### What the exercise asks
Transcribe the full listing exactly, and drop every picture.
------ Dataset excerpt ------
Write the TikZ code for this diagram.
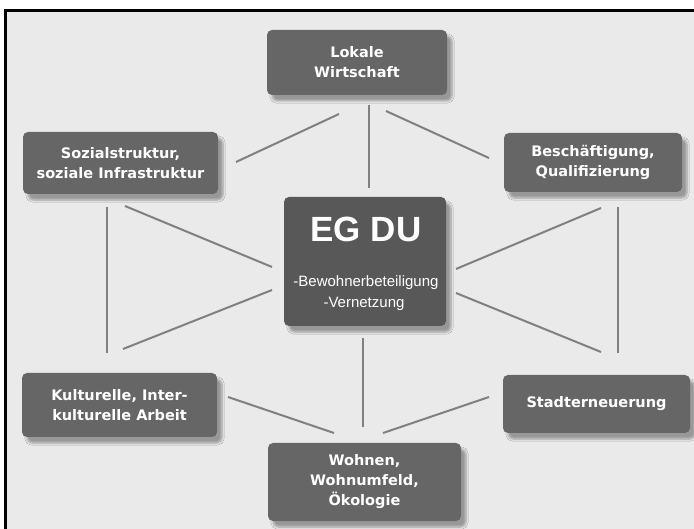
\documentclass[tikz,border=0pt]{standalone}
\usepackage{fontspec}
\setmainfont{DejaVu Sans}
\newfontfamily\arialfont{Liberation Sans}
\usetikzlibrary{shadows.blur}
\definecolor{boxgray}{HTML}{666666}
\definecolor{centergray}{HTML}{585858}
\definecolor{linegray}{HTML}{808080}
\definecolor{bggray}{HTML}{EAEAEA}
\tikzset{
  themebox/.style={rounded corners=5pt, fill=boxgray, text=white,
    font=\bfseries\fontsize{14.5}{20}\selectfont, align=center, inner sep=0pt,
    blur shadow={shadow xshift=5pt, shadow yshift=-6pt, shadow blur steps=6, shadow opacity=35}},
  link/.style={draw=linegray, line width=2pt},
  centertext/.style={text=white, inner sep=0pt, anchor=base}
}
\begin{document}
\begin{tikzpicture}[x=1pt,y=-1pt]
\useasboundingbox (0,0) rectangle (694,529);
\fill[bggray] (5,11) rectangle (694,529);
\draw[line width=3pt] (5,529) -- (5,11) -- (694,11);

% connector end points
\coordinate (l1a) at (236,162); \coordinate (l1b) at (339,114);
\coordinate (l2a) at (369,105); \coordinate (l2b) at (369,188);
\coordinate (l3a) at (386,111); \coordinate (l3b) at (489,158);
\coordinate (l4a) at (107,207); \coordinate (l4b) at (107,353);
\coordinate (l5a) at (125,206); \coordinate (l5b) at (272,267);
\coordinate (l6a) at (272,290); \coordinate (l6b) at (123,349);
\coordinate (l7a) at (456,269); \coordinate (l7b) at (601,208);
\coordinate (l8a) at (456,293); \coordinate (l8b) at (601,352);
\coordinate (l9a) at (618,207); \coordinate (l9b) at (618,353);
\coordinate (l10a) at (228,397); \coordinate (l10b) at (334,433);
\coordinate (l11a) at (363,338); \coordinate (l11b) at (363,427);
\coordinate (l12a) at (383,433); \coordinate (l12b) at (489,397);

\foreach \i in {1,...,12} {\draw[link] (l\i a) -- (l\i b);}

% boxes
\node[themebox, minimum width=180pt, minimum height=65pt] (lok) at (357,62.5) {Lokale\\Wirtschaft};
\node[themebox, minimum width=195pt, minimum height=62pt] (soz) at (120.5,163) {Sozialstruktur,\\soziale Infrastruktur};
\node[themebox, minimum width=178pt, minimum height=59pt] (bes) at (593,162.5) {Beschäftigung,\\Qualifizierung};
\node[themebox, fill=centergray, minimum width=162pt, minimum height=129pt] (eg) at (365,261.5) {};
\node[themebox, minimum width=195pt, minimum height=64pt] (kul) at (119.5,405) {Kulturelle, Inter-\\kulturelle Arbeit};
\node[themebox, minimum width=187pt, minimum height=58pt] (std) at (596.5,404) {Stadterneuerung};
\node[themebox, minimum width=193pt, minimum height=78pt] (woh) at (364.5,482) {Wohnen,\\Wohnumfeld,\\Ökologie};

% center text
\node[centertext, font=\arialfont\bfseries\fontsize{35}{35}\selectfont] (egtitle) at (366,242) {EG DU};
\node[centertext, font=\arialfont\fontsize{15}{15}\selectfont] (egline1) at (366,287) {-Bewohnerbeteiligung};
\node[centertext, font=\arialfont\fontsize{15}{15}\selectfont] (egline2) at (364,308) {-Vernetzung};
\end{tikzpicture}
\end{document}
------
### Finished task
Write the TikZ code for this diagram.
\documentclass[tikz,border=0pt]{standalone}
\usepackage{fontspec}
\setmainfont{DejaVu Sans}
\newfontfamily\arialfont{Liberation Sans}
\usetikzlibrary{shadows.blur}
\definecolor{boxgray}{HTML}{666666}
\definecolor{centergray}{HTML}{585858}
\definecolor{linegray}{HTML}{808080}
\definecolor{bggray}{HTML}{EAEAEA}
\tikzset{
  themebox/.style={rounded corners=5pt, fill=boxgray, text=white,
    font=\bfseries\fontsize{14.5}{20}\selectfont, align=center, inner sep=0pt,
    blur shadow={shadow xshift=5pt, shadow yshift=-6pt, shadow blur steps=6, shadow opacity=35}},
  link/.style={draw=linegray, line width=2pt},
  centertext/.style={text=white, inner sep=0pt, anchor=base}
}
\begin{document}
\begin{tikzpicture}[x=1pt,y=-1pt]
\useasboundingbox (0,0) rectangle (694,529);
\fill[bggray] (5,11) rectangle (694,529);
\draw[line width=3pt] (5,529) -- (5,11) -- (694,11);

% connector end points
\coordinate (l1a) at (236,162); \coordinate (l1b) at (339,114);
\coordinate (l2a) at (369,105); \coordinate (l2b) at (369,188);
\coordinate (l3a) at (386,111); \coordinate (l3b) at (489,158);
\coordinate (l4a) at (107,207); \coordinate (l4b) at (107,353);
\coordinate (l5a) at (125,206); \coordinate (l5b) at (272,267);
\coordinate (l6a) at (272,290); \coordinate (l6b) at (123,349);
\coordinate (l7a) at (456,269); \coordinate (l7b) at (601,208);
\coordinate (l8a) at (456,293); \coordinate (l8b) at (601,352);
\coordinate (l9a) at (618,207); \coordinate (l9b) at (618,353);
\coordinate (l10a) at (228,397); \coordinate (l10b) at (334,433);
\coordinate (l11a) at (363,338); \coordinate (l11b) at (363,427);
\coordinate (l12a) at (383,433); \coordinate (l12b) at (489,397);

\foreach \i in {1,...,12} {\draw[link] (l\i a) -- (l\i b);}

% boxes
\node[themebox, minimum width=180pt, minimum height=65pt] (lok) at (357,62.5) {Lokale\\Wirtschaft};
\node[themebox, minimum width=195pt, minimum height=62pt] (soz) at (120.5,163) {Sozialstruktur,\\soziale Infrastruktur};
\node[themebox, minimum width=178pt, minimum height=59pt] (bes) at (593,162.5) {Beschäftigung,\\Qualifizierung};
\node[themebox, fill=centergray, minimum width=162pt, minimum height=129pt] (eg) at (365,261.5) {};
\node[themebox, minimum width=195pt, minimum height=64pt] (kul) at (119.5,405) {Kulturelle, Inter-\\kulturelle Arbeit};
\node[themebox, minimum width=187pt, minimum height=58pt] (std) at (596.5,404) {Stadterneuerung};
\node[themebox, minimum width=193pt, minimum height=78pt] (woh) at (364.5,482) {Wohnen,\\Wohnumfeld,\\Ökologie};

% center text
\node[centertext, font=\arialfont\bfseries\fontsize{35}{35}\selectfont] (egtitle) at (366,242) {EG DU};
\node[centertext, font=\arialfont\fontsize{15}{15}\selectfont] (egline1) at (366,287) {-Bewohnerbeteiligung};
\node[centertext, font=\arialfont\fontsize{15}{15}\selectfont] (egline2) at (364,308) {-Vernetzung};
\end{tikzpicture}
\end{document}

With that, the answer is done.